───── Source records ─────

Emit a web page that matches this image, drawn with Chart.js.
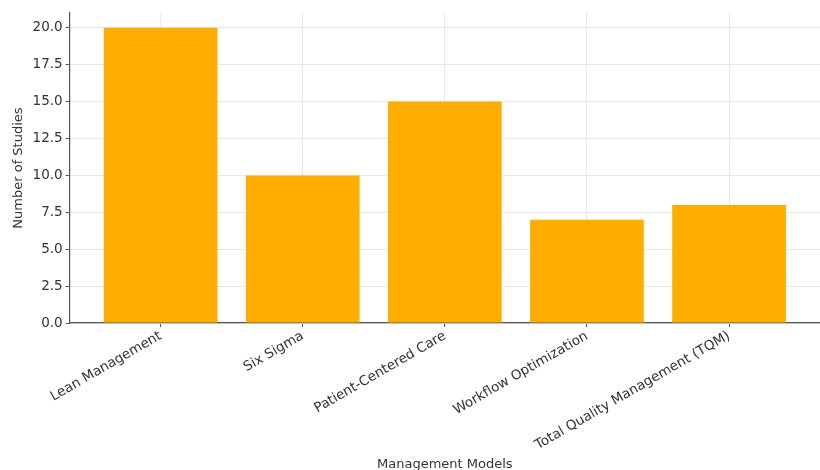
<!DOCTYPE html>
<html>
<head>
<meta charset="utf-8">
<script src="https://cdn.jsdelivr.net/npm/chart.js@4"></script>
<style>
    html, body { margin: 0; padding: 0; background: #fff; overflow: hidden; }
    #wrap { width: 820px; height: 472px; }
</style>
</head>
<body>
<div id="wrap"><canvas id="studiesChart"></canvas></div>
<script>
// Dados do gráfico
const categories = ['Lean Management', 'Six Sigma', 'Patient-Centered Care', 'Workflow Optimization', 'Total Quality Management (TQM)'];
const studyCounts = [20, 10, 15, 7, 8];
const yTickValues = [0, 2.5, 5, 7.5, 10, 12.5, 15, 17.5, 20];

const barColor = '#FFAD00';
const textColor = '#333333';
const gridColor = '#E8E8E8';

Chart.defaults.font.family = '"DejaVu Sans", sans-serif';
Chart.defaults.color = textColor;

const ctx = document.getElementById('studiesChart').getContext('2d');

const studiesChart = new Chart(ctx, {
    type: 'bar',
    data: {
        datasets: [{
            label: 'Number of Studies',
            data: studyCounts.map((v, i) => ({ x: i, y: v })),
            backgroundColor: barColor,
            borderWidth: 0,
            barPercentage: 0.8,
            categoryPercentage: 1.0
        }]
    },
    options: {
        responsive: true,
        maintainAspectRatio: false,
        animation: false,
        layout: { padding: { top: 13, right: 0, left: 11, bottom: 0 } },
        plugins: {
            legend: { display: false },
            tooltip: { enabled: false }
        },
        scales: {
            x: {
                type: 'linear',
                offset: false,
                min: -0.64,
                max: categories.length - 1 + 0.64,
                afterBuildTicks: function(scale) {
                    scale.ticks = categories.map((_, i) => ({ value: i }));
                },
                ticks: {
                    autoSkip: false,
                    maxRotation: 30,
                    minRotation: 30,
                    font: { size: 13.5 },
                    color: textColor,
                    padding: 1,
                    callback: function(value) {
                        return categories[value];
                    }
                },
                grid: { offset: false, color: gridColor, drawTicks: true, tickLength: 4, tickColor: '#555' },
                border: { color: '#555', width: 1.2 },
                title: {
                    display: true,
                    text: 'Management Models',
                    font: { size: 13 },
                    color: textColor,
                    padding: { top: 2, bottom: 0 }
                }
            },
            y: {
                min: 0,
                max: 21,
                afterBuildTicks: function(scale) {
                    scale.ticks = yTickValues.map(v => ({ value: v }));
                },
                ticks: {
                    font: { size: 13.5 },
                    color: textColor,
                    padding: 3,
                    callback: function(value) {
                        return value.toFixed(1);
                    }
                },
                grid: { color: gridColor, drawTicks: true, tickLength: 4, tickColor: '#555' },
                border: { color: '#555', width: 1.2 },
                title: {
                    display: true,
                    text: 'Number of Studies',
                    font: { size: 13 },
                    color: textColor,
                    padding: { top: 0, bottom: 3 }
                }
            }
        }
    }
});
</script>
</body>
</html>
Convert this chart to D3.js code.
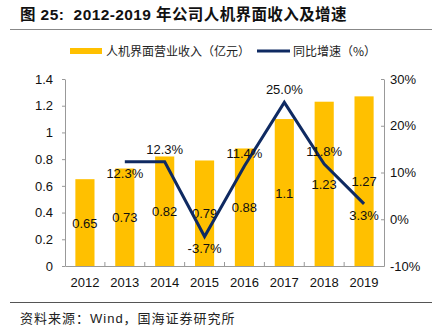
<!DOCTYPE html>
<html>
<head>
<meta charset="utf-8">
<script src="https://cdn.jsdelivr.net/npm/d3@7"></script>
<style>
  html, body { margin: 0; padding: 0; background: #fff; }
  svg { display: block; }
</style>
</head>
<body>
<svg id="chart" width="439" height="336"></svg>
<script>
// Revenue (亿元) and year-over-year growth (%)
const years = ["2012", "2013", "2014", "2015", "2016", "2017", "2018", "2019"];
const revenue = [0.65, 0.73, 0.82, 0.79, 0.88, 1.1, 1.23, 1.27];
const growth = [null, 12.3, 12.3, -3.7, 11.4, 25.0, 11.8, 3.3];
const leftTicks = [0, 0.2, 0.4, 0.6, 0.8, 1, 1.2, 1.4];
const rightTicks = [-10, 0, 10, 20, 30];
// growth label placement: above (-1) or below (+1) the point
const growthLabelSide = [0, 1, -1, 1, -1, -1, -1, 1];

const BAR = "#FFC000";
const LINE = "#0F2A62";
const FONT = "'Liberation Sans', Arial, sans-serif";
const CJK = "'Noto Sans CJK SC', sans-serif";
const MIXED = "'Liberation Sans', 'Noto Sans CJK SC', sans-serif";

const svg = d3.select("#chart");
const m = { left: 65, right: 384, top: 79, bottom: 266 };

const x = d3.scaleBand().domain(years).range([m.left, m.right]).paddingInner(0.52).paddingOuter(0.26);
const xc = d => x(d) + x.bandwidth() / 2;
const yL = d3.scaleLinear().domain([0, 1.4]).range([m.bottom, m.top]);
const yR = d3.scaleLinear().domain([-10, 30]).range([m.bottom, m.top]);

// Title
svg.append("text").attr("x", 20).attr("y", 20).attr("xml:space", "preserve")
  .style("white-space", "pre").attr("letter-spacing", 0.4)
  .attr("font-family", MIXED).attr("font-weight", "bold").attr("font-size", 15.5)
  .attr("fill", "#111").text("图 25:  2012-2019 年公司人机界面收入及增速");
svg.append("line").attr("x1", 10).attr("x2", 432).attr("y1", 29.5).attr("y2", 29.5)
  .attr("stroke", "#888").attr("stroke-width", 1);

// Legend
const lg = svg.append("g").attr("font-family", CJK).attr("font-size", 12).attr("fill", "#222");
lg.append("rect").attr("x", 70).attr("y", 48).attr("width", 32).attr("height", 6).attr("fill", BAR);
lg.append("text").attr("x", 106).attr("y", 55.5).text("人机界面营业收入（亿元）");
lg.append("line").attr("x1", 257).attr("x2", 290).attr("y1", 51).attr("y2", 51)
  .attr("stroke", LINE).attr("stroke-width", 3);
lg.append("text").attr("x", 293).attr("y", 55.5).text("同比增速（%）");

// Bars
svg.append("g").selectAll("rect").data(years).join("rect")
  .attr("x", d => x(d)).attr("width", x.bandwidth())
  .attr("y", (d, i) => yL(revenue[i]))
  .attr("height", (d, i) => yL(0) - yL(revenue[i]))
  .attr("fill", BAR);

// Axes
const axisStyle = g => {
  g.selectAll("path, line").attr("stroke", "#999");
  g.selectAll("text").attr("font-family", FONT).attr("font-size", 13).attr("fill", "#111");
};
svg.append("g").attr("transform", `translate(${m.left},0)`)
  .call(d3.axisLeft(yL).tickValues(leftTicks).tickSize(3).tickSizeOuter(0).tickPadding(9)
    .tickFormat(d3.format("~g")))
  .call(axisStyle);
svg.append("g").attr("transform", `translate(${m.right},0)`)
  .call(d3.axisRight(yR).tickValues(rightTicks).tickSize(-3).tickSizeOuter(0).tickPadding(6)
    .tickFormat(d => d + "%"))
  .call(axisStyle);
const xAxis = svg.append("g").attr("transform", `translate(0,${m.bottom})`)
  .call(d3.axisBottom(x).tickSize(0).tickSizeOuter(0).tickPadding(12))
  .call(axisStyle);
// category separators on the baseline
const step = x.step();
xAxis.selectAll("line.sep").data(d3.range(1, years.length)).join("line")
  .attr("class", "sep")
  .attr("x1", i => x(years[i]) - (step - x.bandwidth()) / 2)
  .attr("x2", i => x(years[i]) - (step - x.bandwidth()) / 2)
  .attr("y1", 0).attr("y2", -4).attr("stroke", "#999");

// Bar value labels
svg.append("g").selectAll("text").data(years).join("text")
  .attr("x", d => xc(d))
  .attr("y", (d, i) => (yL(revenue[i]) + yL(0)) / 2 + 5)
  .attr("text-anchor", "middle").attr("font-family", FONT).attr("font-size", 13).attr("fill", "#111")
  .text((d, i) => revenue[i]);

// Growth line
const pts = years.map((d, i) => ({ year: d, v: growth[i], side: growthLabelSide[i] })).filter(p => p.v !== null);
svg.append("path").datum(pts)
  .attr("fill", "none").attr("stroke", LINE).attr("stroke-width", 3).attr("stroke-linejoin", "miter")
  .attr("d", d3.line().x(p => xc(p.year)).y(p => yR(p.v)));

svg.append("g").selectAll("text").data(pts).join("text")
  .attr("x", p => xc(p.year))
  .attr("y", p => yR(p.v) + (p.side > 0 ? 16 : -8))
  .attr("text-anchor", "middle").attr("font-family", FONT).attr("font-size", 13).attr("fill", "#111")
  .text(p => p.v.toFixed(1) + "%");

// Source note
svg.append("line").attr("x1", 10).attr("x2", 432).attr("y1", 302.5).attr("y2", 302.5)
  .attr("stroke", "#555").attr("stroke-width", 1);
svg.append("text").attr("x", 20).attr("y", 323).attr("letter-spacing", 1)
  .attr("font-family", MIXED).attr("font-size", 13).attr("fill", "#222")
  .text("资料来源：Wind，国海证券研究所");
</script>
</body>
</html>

─────

Required task: Extract, from the listing above, every line where the string "this" occurs.

Task output:
Emit a web page that matches this image, drawn with Chart.js.
Convert this chart to D3.js code.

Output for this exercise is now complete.